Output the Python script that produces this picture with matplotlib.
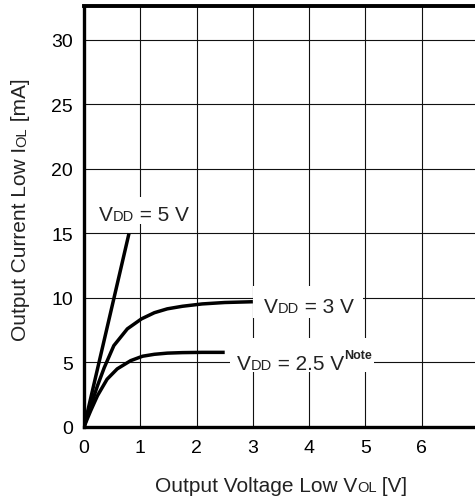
#!/usr/bin/env python

# Output current low vs output voltage low, for three supply voltages

import matplotlib
matplotlib.use("Agg")
import matplotlib.pyplot as plt
from matplotlib.patches import Rectangle
from matplotlib.transforms import IdentityTransform
import numpy as np

plt.rcParams['font.family'] = ['Liberation Sans', 'DejaVu Sans']

# data (V, mA)
vol_5v = [0, 0.8]
iol_5v = [0, 15]

vol_3v = [0, 0.06, 0.12, 0.24, 0.36, 0.53, 0.77, 1.02, 1.25, 1.48, 1.75, 2.1, 2.5, 3.0]
iol_3v = [0, 0.85, 1.65, 3.2, 4.6, 6.3, 7.6, 8.37, 8.85, 9.15, 9.35, 9.53, 9.64, 9.7]

vol_25v = [0, 0.06, 0.12, 0.24, 0.41, 0.59, 0.83, 1.04, 1.25, 1.48, 1.75, 2.1, 2.5]
iol_25v = [0, 0.65, 1.27, 2.43, 3.7, 4.5, 5.14, 5.48, 5.63, 5.72, 5.76, 5.78, 5.78]

xticks = [0, 1, 2, 3, 4, 5, 6, 7]
xticklabels = ['0', '1', '2', '3', '4', '5', '6', '']
yticks = [0, 5, 10, 15, 20, 25, 30]

W, H = 475, 502
fig = plt.figure(figsize=(W / 100, H / 100), dpi=100)
ax = fig.add_axes([84 / W, 1 - 428 / H, 394 / W, 421 / H])

for xs, ys in [(vol_5v, iol_5v), (vol_3v, iol_3v), (vol_25v, iol_25v)]:
    ax.plot(xs, ys, color='black', lw=2.5, solid_capstyle='butt',
            solid_joinstyle='round', zorder=3)

ax.set_xlim(0, 7)
ax.set_ylim(0, 32.6)
ax.set_xticks(xticks)
ax.set_xticklabels(xticklabels)
ax.set_yticks(yticks)
ax.tick_params(length=0, labelsize=14)
ax.tick_params(axis='x', pad=9)
ax.tick_params(axis='y', pad=8)
ax.grid(True, color='#111111', lw=0.8)
ax.set_axisbelow(True)
for side in ['left', 'bottom']:
    ax.spines[side].set_linewidth(2.4)
ax.spines['top'].set_linewidth(2.8)
ax.spines['right'].set_visible(False)

renderer = fig.canvas.get_renderer()


def rich(x, y, pieces, rotation=0, center=False, box=None):
    # x, y: pixel position of the baseline start, measured from the top-left corner
    x0, y0 = x, H - y
    texts, widths = [], []
    for s, size, weight, rise in pieces:
        t = fig.text(0, 0, s, fontsize=size, fontweight=weight, color='#222222',
                     ha='left', va='baseline', rotation_mode='anchor',
                     transform=IdentityTransform())
        widths.append(t.get_window_extent(renderer).width)
        t.set_rotation(rotation)
        texts.append(t)
    c, sn = np.cos(np.radians(rotation)), np.sin(np.radians(rotation))
    if center:
        x0 -= c * sum(widths) / 2
        y0 -= sn * sum(widths) / 2
    pos = 0
    for t, w, p in zip(texts, widths, pieces):
        rise = p[3]
        t.set_position((x0 + c * pos - sn * rise, y0 + sn * pos + c * rise))
        pos += w
    if box is not None:
        # box = (left pad, right pad, top pad, bottom pad) around the baseline/cap line
        ext = [t.get_window_extent(renderer) for t in texts]
        l = min(e.x0 for e in ext) - box[0]
        r = max(e.x1 for e in ext) + box[1]
        tp = max(e.y1 for e in ext) + box[2]
        b = (H - y) - box[3]
        fig.add_artist(Rectangle((l, b), r - l, tp - b, facecolor='white',
                                 edgecolor='none', transform=IdentityTransform(),
                                 zorder=1))
        for t in texts:
            t.set_zorder(2)
    return texts


big, small = 15, 10.5

rich(99, 221, [('V', big, 'normal', 0), ('DD', small, 'normal', 0),
               (' = 5 V', big, 'normal', 0)], box=(7, 6, 8, 4))
rich(264, 313, [('V', big, 'normal', 0), ('DD', small, 'normal', 0),
                (' = 3 V', big, 'normal', 0)], box=(11, 9, 11, 6))
rich(237, 370, [('V', big, 'normal', 0), ('DD', small, 'normal', 0),
                (' = 2.5 V', big, 'normal', 0), ('Note', 9, 'bold', 11)],
     box=(7, 2, 11, 3))

rich(281, 492, [('Output Voltage Low V', big, 'normal', 0), ('OL', small, 'normal', 0),
                (' [V]', big, 'normal', 0)], center=True)
rich(26, 210, [('Output Current Low I', big, 'normal', 0), ('OL', small, 'normal', 0),
               (' [mA]', big, 'normal', 0)], rotation=90, center=True)

fig.savefig('out.png', dpi=100)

________

Your task -
Transcribe the whole listing exactly. Pictures are excluded.

Solved problem -
Output the Python script that produces this picture with matplotlib.
#!/usr/bin/env python

# Output current low vs output voltage low, for three supply voltages

import matplotlib
matplotlib.use("Agg")
import matplotlib.pyplot as plt
from matplotlib.patches import Rectangle
from matplotlib.transforms import IdentityTransform
import numpy as np

plt.rcParams['font.family'] = ['Liberation Sans', 'DejaVu Sans']

# data (V, mA)
vol_5v = [0, 0.8]
iol_5v = [0, 15]

vol_3v = [0, 0.06, 0.12, 0.24, 0.36, 0.53, 0.77, 1.02, 1.25, 1.48, 1.75, 2.1, 2.5, 3.0]
iol_3v = [0, 0.85, 1.65, 3.2, 4.6, 6.3, 7.6, 8.37, 8.85, 9.15, 9.35, 9.53, 9.64, 9.7]

vol_25v = [0, 0.06, 0.12, 0.24, 0.41, 0.59, 0.83, 1.04, 1.25, 1.48, 1.75, 2.1, 2.5]
iol_25v = [0, 0.65, 1.27, 2.43, 3.7, 4.5, 5.14, 5.48, 5.63, 5.72, 5.76, 5.78, 5.78]

xticks = [0, 1, 2, 3, 4, 5, 6, 7]
xticklabels = ['0', '1', '2', '3', '4', '5', '6', '']
yticks = [0, 5, 10, 15, 20, 25, 30]

W, H = 475, 502
fig = plt.figure(figsize=(W / 100, H / 100), dpi=100)
ax = fig.add_axes([84 / W, 1 - 428 / H, 394 / W, 421 / H])

for xs, ys in [(vol_5v, iol_5v), (vol_3v, iol_3v), (vol_25v, iol_25v)]:
    ax.plot(xs, ys, color='black', lw=2.5, solid_capstyle='butt',
            solid_joinstyle='round', zorder=3)

ax.set_xlim(0, 7)
ax.set_ylim(0, 32.6)
ax.set_xticks(xticks)
ax.set_xticklabels(xticklabels)
ax.set_yticks(yticks)
ax.tick_params(length=0, labelsize=14)
ax.tick_params(axis='x', pad=9)
ax.tick_params(axis='y', pad=8)
ax.grid(True, color='#111111', lw=0.8)
ax.set_axisbelow(True)
for side in ['left', 'bottom']:
    ax.spines[side].set_linewidth(2.4)
ax.spines['top'].set_linewidth(2.8)
ax.spines['right'].set_visible(False)

renderer = fig.canvas.get_renderer()


def rich(x, y, pieces, rotation=0, center=False, box=None):
    # x, y: pixel position of the baseline start, measured from the top-left corner
    x0, y0 = x, H - y
    texts, widths = [], []
    for s, size, weight, rise in pieces:
        t = fig.text(0, 0, s, fontsize=size, fontweight=weight, color='#222222',
                     ha='left', va='baseline', rotation_mode='anchor',
                     transform=IdentityTransform())
        widths.append(t.get_window_extent(renderer).width)
        t.set_rotation(rotation)
        texts.append(t)
    c, sn = np.cos(np.radians(rotation)), np.sin(np.radians(rotation))
    if center:
        x0 -= c * sum(widths) / 2
        y0 -= sn * sum(widths) / 2
    pos = 0
    for t, w, p in zip(texts, widths, pieces):
        rise = p[3]
        t.set_position((x0 + c * pos - sn * rise, y0 + sn * pos + c * rise))
        pos += w
    if box is not None:
        # box = (left pad, right pad, top pad, bottom pad) around the baseline/cap line
        ext = [t.get_window_extent(renderer) for t in texts]
        l = min(e.x0 for e in ext) - box[0]
        r = max(e.x1 for e in ext) + box[1]
        tp = max(e.y1 for e in ext) + box[2]
        b = (H - y) - box[3]
        fig.add_artist(Rectangle((l, b), r - l, tp - b, facecolor='white',
                                 edgecolor='none', transform=IdentityTransform(),
                                 zorder=1))
        for t in texts:
            t.set_zorder(2)
    return texts


big, small = 15, 10.5

rich(99, 221, [('V', big, 'normal', 0), ('DD', small, 'normal', 0),
               (' = 5 V', big, 'normal', 0)], box=(7, 6, 8, 4))
rich(264, 313, [('V', big, 'normal', 0), ('DD', small, 'normal', 0),
                (' = 3 V', big, 'normal', 0)], box=(11, 9, 11, 6))
rich(237, 370, [('V', big, 'normal', 0), ('DD', small, 'normal', 0),
                (' = 2.5 V', big, 'normal', 0), ('Note', 9, 'bold', 11)],
     box=(7, 2, 11, 3))

rich(281, 492, [('Output Voltage Low V', big, 'normal', 0), ('OL', small, 'normal', 0),
                (' [V]', big, 'normal', 0)], center=True)
rich(26, 210, [('Output Current Low I', big, 'normal', 0), ('OL', small, 'normal', 0),
               (' [mA]', big, 'normal', 0)], rotation=90, center=True)

fig.savefig('out.png', dpi=100)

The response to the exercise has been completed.